Island Weirdness #09 – Hatzegopteryx thambema

There are no big theropod dinosaurs known from the end-Cretaceous Hațeg Island ecosystem, but that doesn’t mean there weren’t any large carnivores at all.

The apex predator niche here instead seems to have been occupied by Hatzegopteryx, an enormous azhdarchid pterosaur. Standing up to 4.5m tall (14’9″) when on the ground, and with an estimated wingspan rivaling Quetzalcoatlus (~11m / 36′), it was one of the largest animals to ever fly – although like other azhdarchids it probably actually spent most of its time stalking around quadrupedally on the ground eating whatever it could fit into its mouth.

Its neck was shorter and chunkier than most other azhdarchids, and its skull was wider and more massively built. The walls of its hollow bones were also unusually thick and reinforced for a pterosaur, so much so that they were initially mistaken for those of a theropod instead.

Fossils of Hatzegopteryx are very fragmentary, however, so its full appearance and the specifics of its diet are still uncertain. But it would have probably been able to tackle much larger prey than other azhdarchids, possibly capable of using its sturdy beak to bludgeon or stab anything too big to pick up and swallow whole in a similar manner to modern marabou storks.

Island Weirdness #08 – Balaur bondoc

When Balaur was described in 2010 it was initially thought to be a dromaesaurid closely related to Asian forms like Velociraptor. With its particularly stocky legs built for strength rather than speed, two-fingered hands, and two large sickle claws on each foot, it was interpreted as a weird highly specialized predator terrorizing the other Hațeg Island species at the end of the Cretaceous. Although only 1.8m long (5’10”), it was hypothesized to have taken down prey much larger than itself with powerful slashing kicks.

But later analyses cast doubt on this interpretation.

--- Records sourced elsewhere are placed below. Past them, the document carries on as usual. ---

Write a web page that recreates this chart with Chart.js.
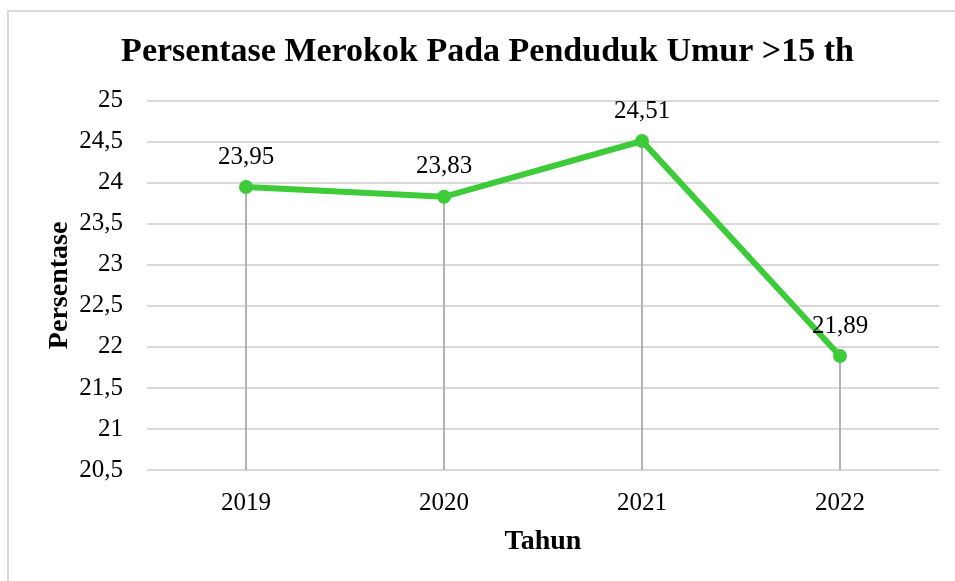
<!DOCTYPE html>
<html lang="id">
<head>
<meta charset="utf-8">
<title>Persentase Merokok</title>
<script src="https://cdn.jsdelivr.net/npm/chart.js@4.4.1/dist/chart.umd.min.js"></script>
<style>
    html, body { margin: 0; padding: 0; background: #fff; overflow: hidden; }
    #frame {
        position: absolute; left: 7px; top: 10px; width: 1000px; height: 1000px;
        border-top: 2px solid #d9d9d9; border-left: 2px solid #d9d9d9;
    }
    #wrap { position: absolute; left: 0; top: 0; width: 955px; height: 581px; }
</style>
</head>
<body>
<div id="frame"></div>
<div id="wrap"><canvas id="smokeChart" width="955" height="581"></canvas></div>
<script>
// Data
const years = ['2019', '2020', '2021', '2022'];
const persentase = [23.95, 23.83, 24.51, 21.89];
const yMin = 20.5;
const yMax = 25;
const yStep = 0.5;

const serif = "'Liberation Serif', 'Times New Roman', serif";
const green = '#3dcb3a';

// angka pakai koma desimal
function formatNum(v) {
    return String(v).replace('.', ',');
}

// garis vertikal dari titik ke sumbu x
const dropLines = {
    id: 'dropLines',
    beforeDatasetsDraw(chart) {
        const ctx = chart.ctx;
        const yScale = chart.scales.y;
        const meta = chart.getDatasetMeta(0);
        ctx.save();
        ctx.strokeStyle = '#b3b3b3';
        ctx.lineWidth = 2;
        meta.data.forEach(pt => {
            ctx.beginPath();
            ctx.moveTo(pt.x, pt.y);
            ctx.lineTo(pt.x, yScale.getPixelForValue(yMin));
            ctx.stroke();
        });
        ctx.restore();
    }
};

// label nilai di atas titik
const valueLabels = {
    id: 'valueLabels',
    afterDatasetsDraw(chart) {
        const ctx = chart.ctx;
        const meta = chart.getDatasetMeta(0);
        ctx.save();
        ctx.font = '25px ' + serif;
        ctx.fillStyle = '#000';
        ctx.textAlign = 'center';
        ctx.textBaseline = 'middle';
        meta.data.forEach((pt, i) => {
            ctx.fillText(formatNum(persentase[i]), pt.x, pt.y - 30);
        });
        ctx.restore();
    }
};

const ctx = document.getElementById('smokeChart').getContext('2d');
const smokeChart = new Chart(ctx, {
    type: 'line',
    data: {
        labels: years,
        datasets: [{
            label: 'Persentase',
            data: persentase,
            borderColor: green,
            backgroundColor: green,
            borderWidth: 6,
            pointRadius: 7,
            pointBorderWidth: 0,
            pointBackgroundColor: green,
            tension: 0
        }]
    },
    options: {
        responsive: false,
        animation: false,
        layout: { padding: { left: 36, right: 16, top: 0, bottom: 0 } },
        plugins: {
            legend: { display: false },
            tooltip: { enabled: false },
            title: {
                display: true,
                text: 'Persentase Merokok Pada Penduduk Umur >15 th',
                color: '#000',
                font: { family: serif, size: 34, weight: 'bold' },
                padding: { top: 32, bottom: 28 }
            }
        },
        scales: {
            x: {
                offset: true,
                grid: { display: false },
                border: { display: false },
                ticks: {
                    color: '#000',
                    font: { family: serif, size: 25 },
                    padding: 10
                },
                title: {
                    display: true,
                    text: 'Tahun',
                    color: '#000',
                    font: { family: serif, size: 28, weight: 'bold' },
                    padding: { top: 0, bottom: 22 }
                },
                afterFit(scale) { scale.height = 111; }
            },
            y: {
                min: yMin,
                max: yMax,
                grid: { color: '#d9d9d9', lineWidth: 2, drawTicks: false },
                border: { display: false },
                ticks: {
                    stepSize: yStep,
                    color: '#000',
                    font: { family: serif, size: 25 },
                    padding: 24,
                    callback: v => formatNum(v)
                },
                title: {
                    display: true,
                    text: 'Persentase',
                    color: '#000',
                    font: { family: serif, size: 28, weight: 'bold' },
                    padding: { top: 7, bottom: 0 }
                },
                afterFit(scale) { scale.width = 111; }
            }
        }
    },
    plugins: [dropLines, valueLabels]
});
</script>
</body>
</html>
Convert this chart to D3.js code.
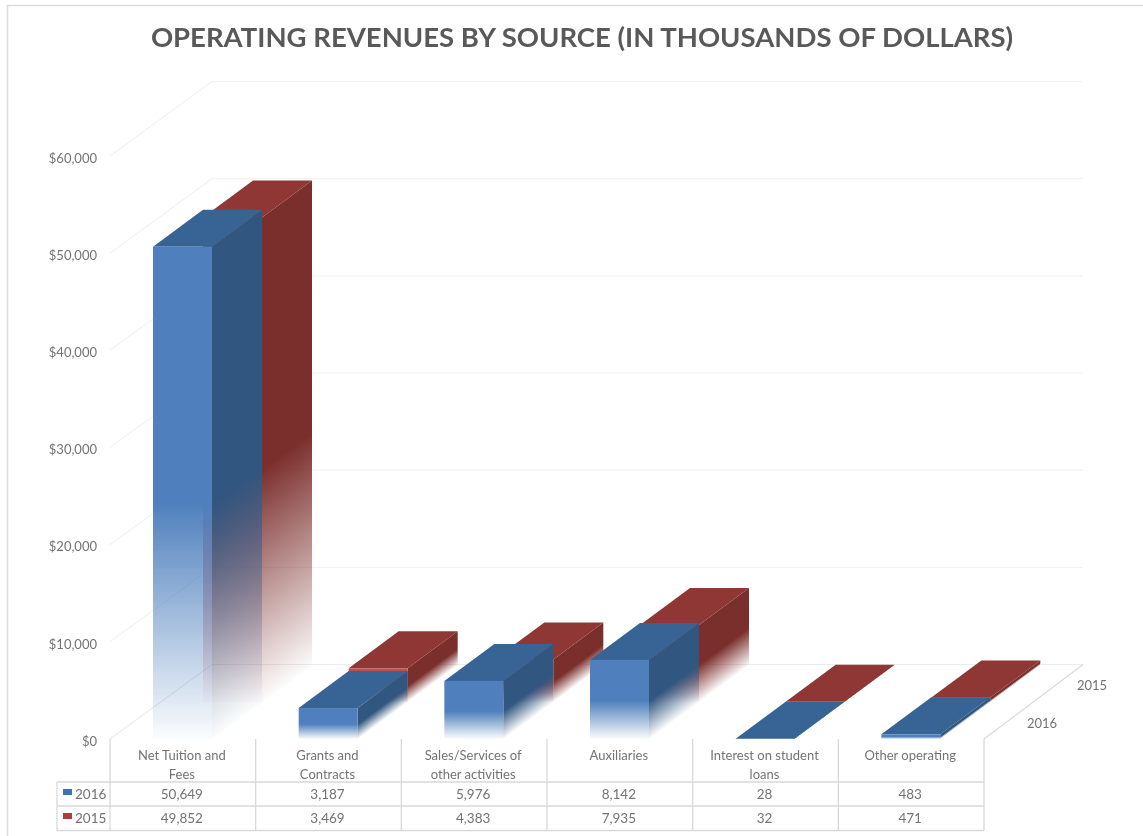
<!DOCTYPE html>
<html><head><meta charset="utf-8">
<script src="https://d3js.org/d3.v7.min.js"></script>
<style>html,body{margin:0;padding:0;background:#fff}svg{display:block;filter:blur(0.5px)}text{font-family:Lato,"Open Sans",sans-serif}</style>
</head><body><svg id="c" width="1143" height="836"></svg>
<script>
const categories = ["Net Tuition and|Fees","Grants and|Contracts","Sales/Services of|other activities","Auxiliaries","Interest on student|loans","Other operating"];
const series = ["2016","2015"];
const values2016 = [50649,3187,5976,8142,28,483];
const values2015 = [49852,3469,4383,7935,32,471];
const yTicks = [0,10000,20000,30000,40000,50000,60000];

const svg=d3.select("#c");
const defs=svg.append("defs");
const y=d3.scaleLinear().domain([0,60000]).range([739,156]);
const x=d3.scaleBand().domain(categories).range([110,984]);
const depth=d3.scalePoint().domain(series).range([0,1]);
const DX=50,DY=-37;
const FULLX=102,FULLY=-74.5;
const faceW=59, faceOff=43;
const palette={
  "2016":{face:"#4f80bd",top:"#376395",side:"#31567f",key:"#3d72b0"},
  "2015":{face:"#c0504d",top:"#8e3735",side:"#7b2f2d",key:"#b03c3a"}
};
// page frame: top and left edges only
svg.append("path").attr("fill","none").attr("stroke","#dcdcdc").attr("stroke-width",1.5)
  .attr("d",d3.line()([[7.5,836],[7.5,5.5],[1143,5.5]]));
// title
svg.append("text").attr("x",582).attr("y",47).attr("text-anchor","middle")
  .attr("font-size",27.5).attr("font-weight",700).attr("fill","#595959")
  .text("OPERATING REVENUES BY SOURCE (IN THOUSANDS OF DOLLARS)");
// walls
const grid=svg.append("g").attr("fill","none").attr("stroke","#f2f2f2").attr("stroke-width",1.2);
yTicks.forEach(t=>{
  if(t===0)return;
  grid.append("path").attr("d",d3.line()([[110,y(t)],[110+FULLX,y(t)+FULLY],[1083,y(t)+FULLY]]));
});
const x0=x.range()[0],x1=x.range()[1];
svg.append("path").attr("fill","none").attr("stroke","#ececec").attr("stroke-width",1.2)
  .attr("d",d3.line()([[x0,y(0)],[x0+FULLX,y(0)+FULLY],[1083,y(0)+FULLY]]));
svg.append("path").attr("fill","none").attr("stroke","#d9d9d9").attr("stroke-width",1.2)
  .attr("d",d3.line()([[x1,y(0)],[x1+99,y(0)+FULLY]]));
// y axis
const ax=svg.append("g").attr("transform","translate(97,2)")
  .call(d3.axisLeft(y).tickValues(yTicks).tickSize(0).tickPadding(0).tickFormat(d=>"$"+d3.format(",")(d)));
ax.select(".domain").remove();
ax.selectAll("text").attr("font-size",13).attr("fill","#737373").style("font-family","Lato,'Open Sans',sans-serif");

// gradients
let gid=0;
function fade(color,x1g,y1g,x2g,y2g){
  const id="g"+(gid++);
  const g=defs.append("linearGradient").attr("id",id).attr("gradientUnits","userSpaceOnUse")
    .attr("x1",x1g).attr("y1",y1g).attr("x2",x2g).attr("y2",y2g);
  g.append("stop").attr("offset",0).attr("stop-color",color).attr("stop-opacity",1);
  g.append("stop").attr("offset",.52).attr("stop-color",color).attr("stop-opacity",1);
  g.append("stop").attr("offset",1).attr("stop-color",color).attr("stop-opacity",.02);
  return "url(#"+id+")";
}
const poly=pts=>d3.line()(pts)+"Z";
const barsG=svg.append("g");
[...series].reverse().forEach(s=>{
  const vals=s==="2016"?values2016:values2015;
  const row=depth(s);
  const p=palette[s];
  categories.forEach((c,i)=>{
    const l=x(c)+faceOff+DX*row, r=l+faceW;
    const base=y(0)+DY*row, top=y(vals[i])+DY*row;
    const nl=Math.hypot(DX,DY), nx=-DY/nl, ny=DX/nl, hgt=base-top;
    const sideFill=fade(p.side,r,top,r+nx*hgt*ny,top+ny*hgt*ny);
    barsG.append("path").attr("d",poly([[r,top],[r+DX,top+DY],[r+DX,base+DY],[r,base]])).attr("fill",sideFill);
    barsG.append("path").attr("d",poly([[l,top],[r,top],[r+DX,top+DY],[l+DX,top+DY]])).attr("fill",p.top);
    barsG.append("rect").attr("x",l).attr("y",top).attr("width",faceW).attr("height",hgt)
      .attr("fill",fade(p.face,l,top,l,base));
  });
});
// depth labels
series.forEach(s=>{
  svg.append("text").attr("x",1042+50*depth(s)).attr("y",723+(-38)*depth(s)+5).attr("text-anchor","middle")
    .attr("font-size",13).attr("fill","#737373").text(s);
});
// data table
const rowY=[739,782,806,830.5], tableLeft=57;
const tb=svg.append("g").attr("stroke","#d9d9d9").attr("stroke-width",1.3);
rowY.slice(1).forEach(v=>tb.append("line").attr("x1",tableLeft).attr("x2",x1).attr("y1",v).attr("y2",v));
tb.append("line").attr("x1",tableLeft).attr("x2",tableLeft).attr("y1",rowY[1]).attr("y2",rowY[3]);
[...categories.map(c=>x(c)),x1].forEach(v=>tb.append("line").attr("x1",v).attr("x2",v).attr("y1",rowY[0]).attr("y2",rowY[3]));
const center=c=>x(c)+x.bandwidth()/2-1;
categories.forEach((c,i)=>{
  c.split("|").forEach((ln,j)=>svg.append("text").attr("x",center(c)).attr("y",760+j*19)
    .attr("text-anchor","middle").attr("font-size",13).attr("fill","#737373").text(ln));
  svg.append("text").attr("x",center(c)).attr("y",799).attr("text-anchor","middle")
    .attr("font-size",13.5).attr("fill","#737373").text(d3.format(",")(values2016[i]));
  svg.append("text").attr("x",center(c)).attr("y",823).attr("text-anchor","middle")
    .attr("font-size",13.5).attr("fill","#737373").text(d3.format(",")(values2015[i]));
});
series.forEach((s,k)=>{
  svg.append("rect").attr("x",63).attr("y",789+k*24).attr("width",9).attr("height",6).attr("fill",palette[s].key);
  svg.append("text").attr("x",75).attr("y",799+k*24).attr("font-size",13.5).attr("fill","#737373").text(s);
});
</script></body></html>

A lot of the anatomical features of Balaur’s skeleton were odd for a dromaeosaurid, but matched those of avialans – a group of close evolutionary “cousins” to the dromaeosaurids, containing Archaeopteryx and the common ancestors of all modern birds. And, by 2015, multiple studies had confirmed Balaur wasn’t really a “raptor” but instead a little further along on the bird lineage.

So now our picture of this dinosaur is very different: a chunky-bodied island bird, grown large and secondarily flightless sort of like a Cretaceous equivalent to the dodo. Its double sickle claws were probably adaptations for climbing and perching in trees, and based on similar avialans it was likely a herbivore rather than a hypercarnivore.

Island Weirdness #07 – Telmatosaurus transsylvanicus

The hadrosauroid dinosaur Telmatosaurus was another resident of Hațeg Island, and while it wasn’t quite as small or specialized as its cousin Tethyshadros it was still dwarfed compared to their other relatives, only growing to about 5m long (16’4″).

It was also the first dinosaur fossil found with a specific type of non-cancerous tumor known as an ameloblastoma on its lower jaw – a surprising discovery, since ameloblastomas were previously only known to occur in mammals and a single snake species. Various other types of abnormal tissue growth have been identified in other hadrosauroids and hadrosaurs, however, suggesting that this particular lineage of dinosaurs may have been unusually susceptible to developing tumors.